[Figure scripts]
+===+

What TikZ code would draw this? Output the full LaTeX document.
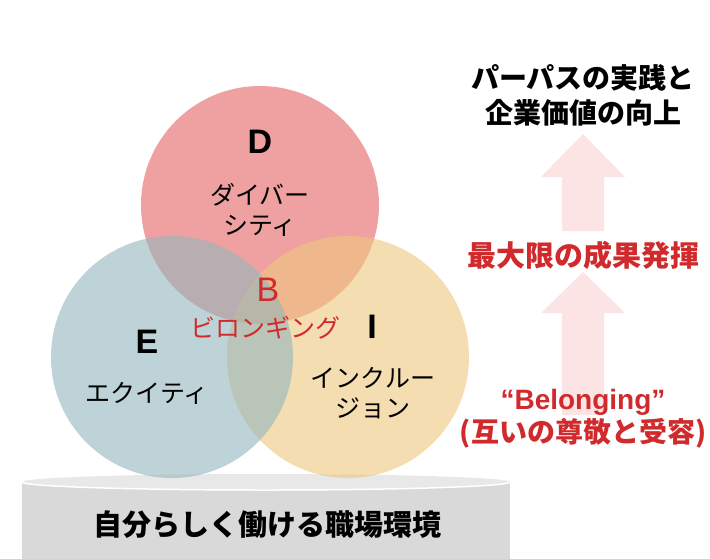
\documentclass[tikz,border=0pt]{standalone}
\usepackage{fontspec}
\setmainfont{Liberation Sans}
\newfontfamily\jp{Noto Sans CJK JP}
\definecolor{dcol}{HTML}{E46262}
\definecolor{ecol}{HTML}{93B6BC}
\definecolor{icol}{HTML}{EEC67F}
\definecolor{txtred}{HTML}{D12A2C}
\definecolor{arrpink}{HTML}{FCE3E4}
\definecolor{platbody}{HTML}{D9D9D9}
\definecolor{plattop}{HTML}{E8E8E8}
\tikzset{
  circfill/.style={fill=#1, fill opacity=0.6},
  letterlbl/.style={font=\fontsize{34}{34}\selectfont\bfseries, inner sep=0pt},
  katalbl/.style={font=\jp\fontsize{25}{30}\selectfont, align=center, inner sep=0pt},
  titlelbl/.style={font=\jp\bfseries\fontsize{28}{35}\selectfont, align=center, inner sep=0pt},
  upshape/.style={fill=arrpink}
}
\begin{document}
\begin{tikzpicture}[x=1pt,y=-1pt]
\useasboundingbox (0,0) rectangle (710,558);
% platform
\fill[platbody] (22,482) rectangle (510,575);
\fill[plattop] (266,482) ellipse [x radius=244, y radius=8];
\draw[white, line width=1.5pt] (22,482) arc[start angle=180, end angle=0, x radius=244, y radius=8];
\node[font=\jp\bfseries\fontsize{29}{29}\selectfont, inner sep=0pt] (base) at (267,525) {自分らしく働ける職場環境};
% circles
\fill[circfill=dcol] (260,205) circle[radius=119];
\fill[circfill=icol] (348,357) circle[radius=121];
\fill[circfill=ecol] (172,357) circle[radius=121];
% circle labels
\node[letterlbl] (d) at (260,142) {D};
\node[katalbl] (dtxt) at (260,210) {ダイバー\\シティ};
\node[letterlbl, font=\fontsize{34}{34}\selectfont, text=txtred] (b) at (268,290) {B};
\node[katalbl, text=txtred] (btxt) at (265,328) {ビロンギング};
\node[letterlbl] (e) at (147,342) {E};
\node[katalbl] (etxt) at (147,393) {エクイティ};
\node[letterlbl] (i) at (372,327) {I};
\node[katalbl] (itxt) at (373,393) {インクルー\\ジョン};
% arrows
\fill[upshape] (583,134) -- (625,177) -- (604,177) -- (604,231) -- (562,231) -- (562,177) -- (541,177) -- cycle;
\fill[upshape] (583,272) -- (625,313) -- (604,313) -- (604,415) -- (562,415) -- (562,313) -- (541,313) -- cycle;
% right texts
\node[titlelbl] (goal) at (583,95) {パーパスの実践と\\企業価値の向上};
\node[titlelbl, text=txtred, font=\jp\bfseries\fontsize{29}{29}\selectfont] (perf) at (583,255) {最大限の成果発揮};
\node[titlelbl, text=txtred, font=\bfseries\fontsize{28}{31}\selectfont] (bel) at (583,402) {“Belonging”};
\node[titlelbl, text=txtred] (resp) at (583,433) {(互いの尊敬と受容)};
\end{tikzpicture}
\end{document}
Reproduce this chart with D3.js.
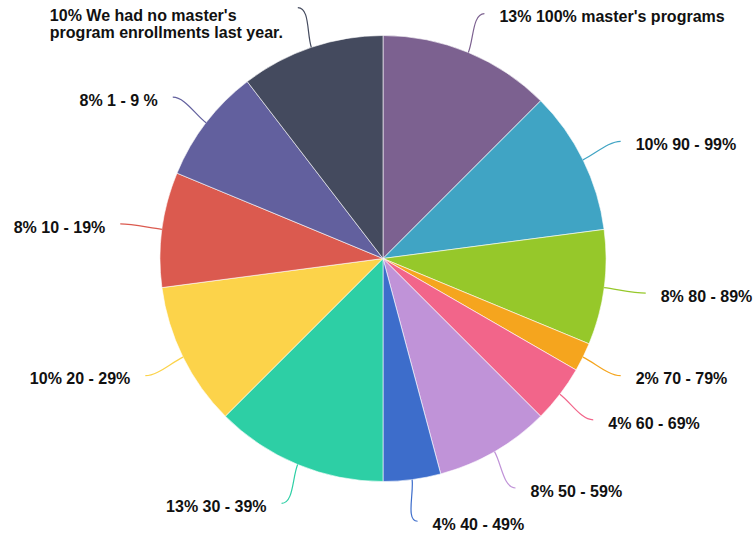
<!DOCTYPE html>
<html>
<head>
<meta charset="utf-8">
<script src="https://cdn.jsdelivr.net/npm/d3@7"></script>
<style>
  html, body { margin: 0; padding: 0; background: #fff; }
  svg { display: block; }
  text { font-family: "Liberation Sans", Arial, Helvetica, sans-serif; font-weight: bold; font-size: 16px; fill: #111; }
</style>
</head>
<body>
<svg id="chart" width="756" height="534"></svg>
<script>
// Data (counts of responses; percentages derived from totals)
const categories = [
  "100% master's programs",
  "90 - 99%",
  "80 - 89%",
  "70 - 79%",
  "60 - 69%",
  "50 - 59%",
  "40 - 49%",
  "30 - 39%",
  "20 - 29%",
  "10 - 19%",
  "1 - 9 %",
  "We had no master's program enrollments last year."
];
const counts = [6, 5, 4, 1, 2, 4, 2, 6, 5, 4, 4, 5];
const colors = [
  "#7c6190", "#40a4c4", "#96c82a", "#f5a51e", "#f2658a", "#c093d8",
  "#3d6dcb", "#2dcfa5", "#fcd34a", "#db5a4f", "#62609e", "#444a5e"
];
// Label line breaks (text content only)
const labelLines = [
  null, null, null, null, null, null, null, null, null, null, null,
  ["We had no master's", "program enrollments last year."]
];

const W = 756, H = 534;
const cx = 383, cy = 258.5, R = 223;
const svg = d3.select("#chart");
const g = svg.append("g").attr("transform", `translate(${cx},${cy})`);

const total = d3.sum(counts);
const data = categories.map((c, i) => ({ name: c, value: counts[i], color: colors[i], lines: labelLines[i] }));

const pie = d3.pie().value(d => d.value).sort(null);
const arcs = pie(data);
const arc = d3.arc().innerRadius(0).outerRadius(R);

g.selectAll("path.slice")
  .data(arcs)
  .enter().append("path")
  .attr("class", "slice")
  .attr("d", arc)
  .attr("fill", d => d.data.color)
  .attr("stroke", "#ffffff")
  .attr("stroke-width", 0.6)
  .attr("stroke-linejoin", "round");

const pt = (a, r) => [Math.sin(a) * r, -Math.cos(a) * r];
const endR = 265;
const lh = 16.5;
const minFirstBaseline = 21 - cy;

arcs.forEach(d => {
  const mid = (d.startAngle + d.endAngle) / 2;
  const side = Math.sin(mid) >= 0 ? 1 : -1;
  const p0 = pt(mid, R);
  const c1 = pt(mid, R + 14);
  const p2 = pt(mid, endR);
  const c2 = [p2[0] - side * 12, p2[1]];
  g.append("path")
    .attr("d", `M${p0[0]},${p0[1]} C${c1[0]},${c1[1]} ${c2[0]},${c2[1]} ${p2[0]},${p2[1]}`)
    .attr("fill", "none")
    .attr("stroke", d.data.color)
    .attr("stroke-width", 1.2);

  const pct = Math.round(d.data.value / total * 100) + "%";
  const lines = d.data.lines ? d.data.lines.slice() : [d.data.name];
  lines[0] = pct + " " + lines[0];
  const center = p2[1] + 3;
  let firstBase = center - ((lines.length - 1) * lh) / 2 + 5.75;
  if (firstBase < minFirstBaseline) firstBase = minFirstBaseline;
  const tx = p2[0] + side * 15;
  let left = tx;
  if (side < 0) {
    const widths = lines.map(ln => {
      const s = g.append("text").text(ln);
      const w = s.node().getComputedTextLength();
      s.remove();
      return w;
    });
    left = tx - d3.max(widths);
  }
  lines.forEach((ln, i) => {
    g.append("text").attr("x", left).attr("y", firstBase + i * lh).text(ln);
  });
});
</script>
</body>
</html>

+===+

#### Task to carry out:
Omitting all images, print the listing exactly.

#### Result of the exercise:
What TikZ code would draw this? Output the full LaTeX document.
\documentclass[tikz,border=0pt]{standalone}
\usepackage{fontspec}
\setmainfont{Liberation Sans}
\newfontfamily\jp{Noto Sans CJK JP}
\definecolor{dcol}{HTML}{E46262}
\definecolor{ecol}{HTML}{93B6BC}
\definecolor{icol}{HTML}{EEC67F}
\definecolor{txtred}{HTML}{D12A2C}
\definecolor{arrpink}{HTML}{FCE3E4}
\definecolor{platbody}{HTML}{D9D9D9}
\definecolor{plattop}{HTML}{E8E8E8}
\tikzset{
  circfill/.style={fill=#1, fill opacity=0.6},
  letterlbl/.style={font=\fontsize{34}{34}\selectfont\bfseries, inner sep=0pt},
  katalbl/.style={font=\jp\fontsize{25}{30}\selectfont, align=center, inner sep=0pt},
  titlelbl/.style={font=\jp\bfseries\fontsize{28}{35}\selectfont, align=center, inner sep=0pt},
  upshape/.style={fill=arrpink}
}
\begin{document}
\begin{tikzpicture}[x=1pt,y=-1pt]
\useasboundingbox (0,0) rectangle (710,558);
% platform
\fill[platbody] (22,482) rectangle (510,575);
\fill[plattop] (266,482) ellipse [x radius=244, y radius=8];
\draw[white, line width=1.5pt] (22,482) arc[start angle=180, end angle=0, x radius=244, y radius=8];
\node[font=\jp\bfseries\fontsize{29}{29}\selectfont, inner sep=0pt] (base) at (267,525) {自分らしく働ける職場環境};
% circles
\fill[circfill=dcol] (260,205) circle[radius=119];
\fill[circfill=icol] (348,357) circle[radius=121];
\fill[circfill=ecol] (172,357) circle[radius=121];
% circle labels
\node[letterlbl] (d) at (260,142) {D};
\node[katalbl] (dtxt) at (260,210) {ダイバー\\シティ};
\node[letterlbl, font=\fontsize{34}{34}\selectfont, text=txtred] (b) at (268,290) {B};
\node[katalbl, text=txtred] (btxt) at (265,328) {ビロンギング};
\node[letterlbl] (e) at (147,342) {E};
\node[katalbl] (etxt) at (147,393) {エクイティ};
\node[letterlbl] (i) at (372,327) {I};
\node[katalbl] (itxt) at (373,393) {インクルー\\ジョン};
% arrows
\fill[upshape] (583,134) -- (625,177) -- (604,177) -- (604,231) -- (562,231) -- (562,177) -- (541,177) -- cycle;
\fill[upshape] (583,272) -- (625,313) -- (604,313) -- (604,415) -- (562,415) -- (562,313) -- (541,313) -- cycle;
% right texts
\node[titlelbl] (goal) at (583,95) {パーパスの実践と\\企業価値の向上};
\node[titlelbl, text=txtred, font=\jp\bfseries\fontsize{29}{29}\selectfont] (perf) at (583,255) {最大限の成果発揮};
\node[titlelbl, text=txtred, font=\bfseries\fontsize{28}{31}\selectfont] (bel) at (583,402) {“Belonging”};
\node[titlelbl, text=txtred] (resp) at (583,433) {(互いの尊敬と受容)};
\end{tikzpicture}
\end{document}
Reproduce this chart with D3.js.
<!DOCTYPE html>
<html>
<head>
<meta charset="utf-8">
<script src="https://cdn.jsdelivr.net/npm/d3@7"></script>
<style>
  html, body { margin: 0; padding: 0; background: #fff; }
  svg { display: block; }
  text { font-family: "Liberation Sans", Arial, Helvetica, sans-serif; font-weight: bold; font-size: 16px; fill: #111; }
</style>
</head>
<body>
<svg id="chart" width="756" height="534"></svg>
<script>
// Data (counts of responses; percentages derived from totals)
const categories = [
  "100% master's programs",
  "90 - 99%",
  "80 - 89%",
  "70 - 79%",
  "60 - 69%",
  "50 - 59%",
  "40 - 49%",
  "30 - 39%",
  "20 - 29%",
  "10 - 19%",
  "1 - 9 %",
  "We had no master's program enrollments last year."
];
const counts = [6, 5, 4, 1, 2, 4, 2, 6, 5, 4, 4, 5];
const colors = [
  "#7c6190", "#40a4c4", "#96c82a", "#f5a51e", "#f2658a", "#c093d8",
  "#3d6dcb", "#2dcfa5", "#fcd34a", "#db5a4f", "#62609e", "#444a5e"
];
// Label line breaks (text content only)
const labelLines = [
  null, null, null, null, null, null, null, null, null, null, null,
  ["We had no master's", "program enrollments last year."]
];

const W = 756, H = 534;
const cx = 383, cy = 258.5, R = 223;
const svg = d3.select("#chart");
const g = svg.append("g").attr("transform", `translate(${cx},${cy})`);

const total = d3.sum(counts);
const data = categories.map((c, i) => ({ name: c, value: counts[i], color: colors[i], lines: labelLines[i] }));

const pie = d3.pie().value(d => d.value).sort(null);
const arcs = pie(data);
const arc = d3.arc().innerRadius(0).outerRadius(R);

g.selectAll("path.slice")
  .data(arcs)
  .enter().append("path")
  .attr("class", "slice")
  .attr("d", arc)
  .attr("fill", d => d.data.color)
  .attr("stroke", "#ffffff")
  .attr("stroke-width", 0.6)
  .attr("stroke-linejoin", "round");

const pt = (a, r) => [Math.sin(a) * r, -Math.cos(a) * r];
const endR = 265;
const lh = 16.5;
const minFirstBaseline = 21 - cy;

arcs.forEach(d => {
  const mid = (d.startAngle + d.endAngle) / 2;
  const side = Math.sin(mid) >= 0 ? 1 : -1;
  const p0 = pt(mid, R);
  const c1 = pt(mid, R + 14);
  const p2 = pt(mid, endR);
  const c2 = [p2[0] - side * 12, p2[1]];
  g.append("path")
    .attr("d", `M${p0[0]},${p0[1]} C${c1[0]},${c1[1]} ${c2[0]},${c2[1]} ${p2[0]},${p2[1]}`)
    .attr("fill", "none")
    .attr("stroke", d.data.color)
    .attr("stroke-width", 1.2);

  const pct = Math.round(d.data.value / total * 100) + "%";
  const lines = d.data.lines ? d.data.lines.slice() : [d.data.name];
  lines[0] = pct + " " + lines[0];
  const center = p2[1] + 3;
  let firstBase = center - ((lines.length - 1) * lh) / 2 + 5.75;
  if (firstBase < minFirstBaseline) firstBase = minFirstBaseline;
  const tx = p2[0] + side * 15;
  let left = tx;
  if (side < 0) {
    const widths = lines.map(ln => {
      const s = g.append("text").text(ln);
      const w = s.node().getComputedTextLength();
      s.remove();
      return w;
    });
    left = tx - d3.max(widths);
  }
  lines.forEach((ln, i) => {
    g.append("text").attr("x", left).attr("y", firstBase + i * lh).text(ln);
  });
});
</script>
</body>
</html>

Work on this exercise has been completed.